For that matter, after our flat tyre was replaced, we drove all day and all we could ever see was bright white salt and clear blue sky. It was as if it had snowed in the desert. You step out of the jeep expecting it to be cold and wet, but it was hard and crunching, and tasted salty but bitter.

But eventually we moved on, to flamingo-filled lagoons, and red lagoons and green lagoons, then impressive geysers, volcanoes, huge open desert spaces, pastel-coloured mountain ranges, lots of strangely shaped rocks, and all looking very Dalí.


All while sitting in the back of a dusty jeep, listening to Ronan Keating’s greatest hits.

At night we slept in adobe huts, freezing (but thankfully not as freezing as we’d been led to expect, though in my paranoia I’d piled so many blankets on my bed that I couldn’t sleep under the weight), playing various pointless games, and on the second evening, being so desperate in the cold and dark that our friends gave in and spent the last of their bolivianos on vast amounts of wine (and we praised our incredible luck that wine – and drinkable wine, at that – was available in a little adobe hut in the middle of the desert).

But, sadly, Bolivia ended and we crossed the border into Chile, taking a minivan to San Pedro de Atacama.


I feel like I have just woken up.

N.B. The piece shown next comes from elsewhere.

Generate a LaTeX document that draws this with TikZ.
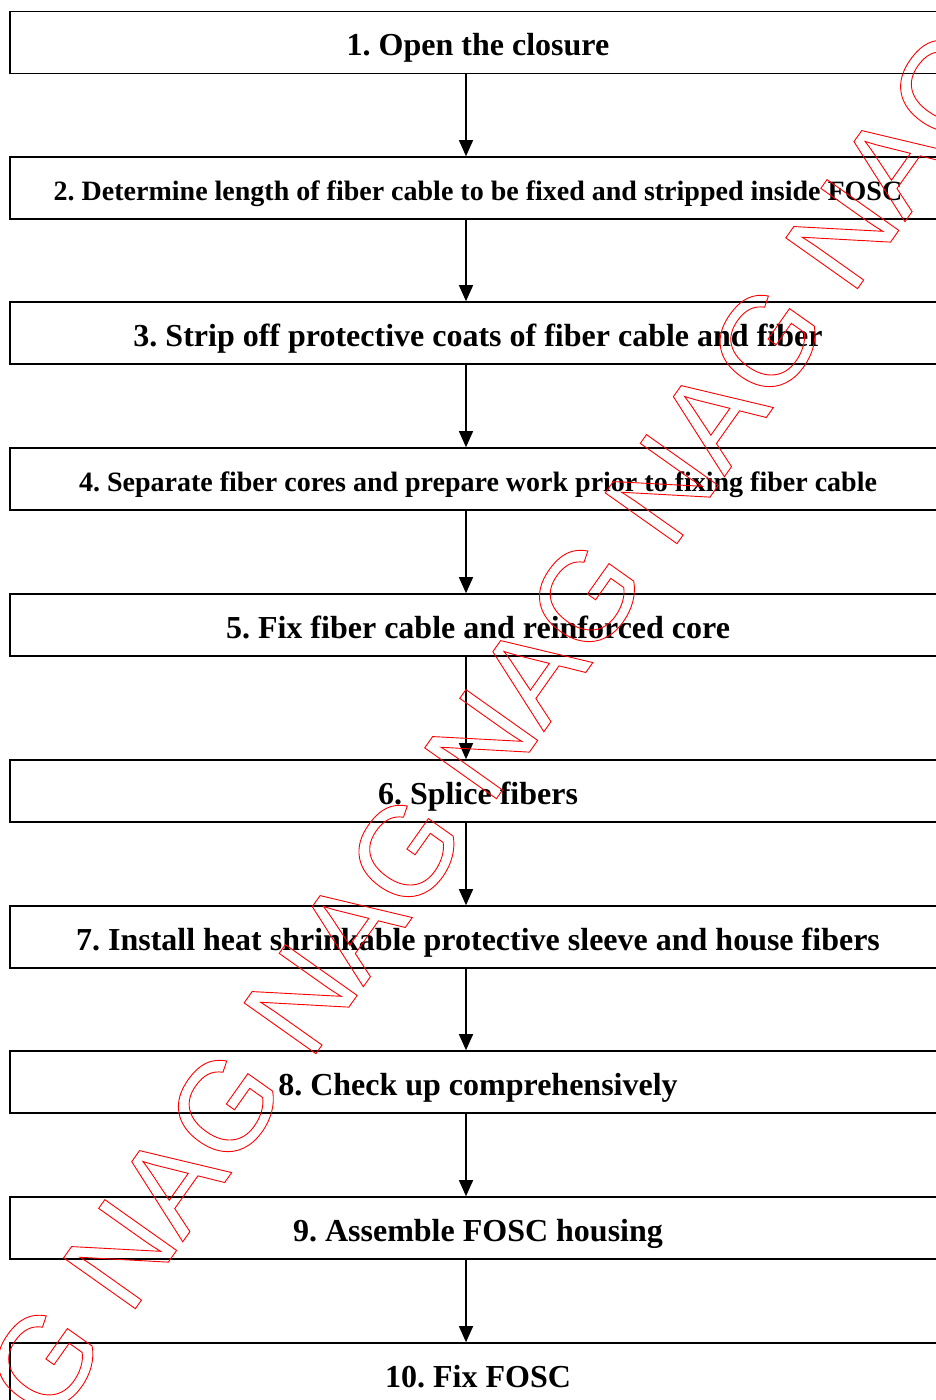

San Pedro is a sweet little town, oddly Mediterranean and wonderfully warm (the altitude is about 2400m but after being at 4900m yesterday, this feels virtually coastal), and tourist-popular but tiny and quiet. I am wearing a skirt and (confusingly) actually feel like it may be summer for the first time this year.

And after Peru and Bolivia, all the food here seems amazing, albeit phenomenally expensive, but we’re hoping the rest of Chile may not be so bad.

But, er. You’re going to think we’re completely insane. Maybe we are. Maybe we’ve lost it after aforementioned friends left us to catch a flight to New Zealand. But in our defence, there just doesn’t seem to be anything worth seeing in northern Chile, and we’d both be very upset to miss Argentine wine country…

So we’re going to Argentina tomorrow. But we’ll be back! Probably to Santiago, hopefully with budget intact and in time for my birthday in September, because that also happens to be Chile’s independence day, and how serendipitous is that?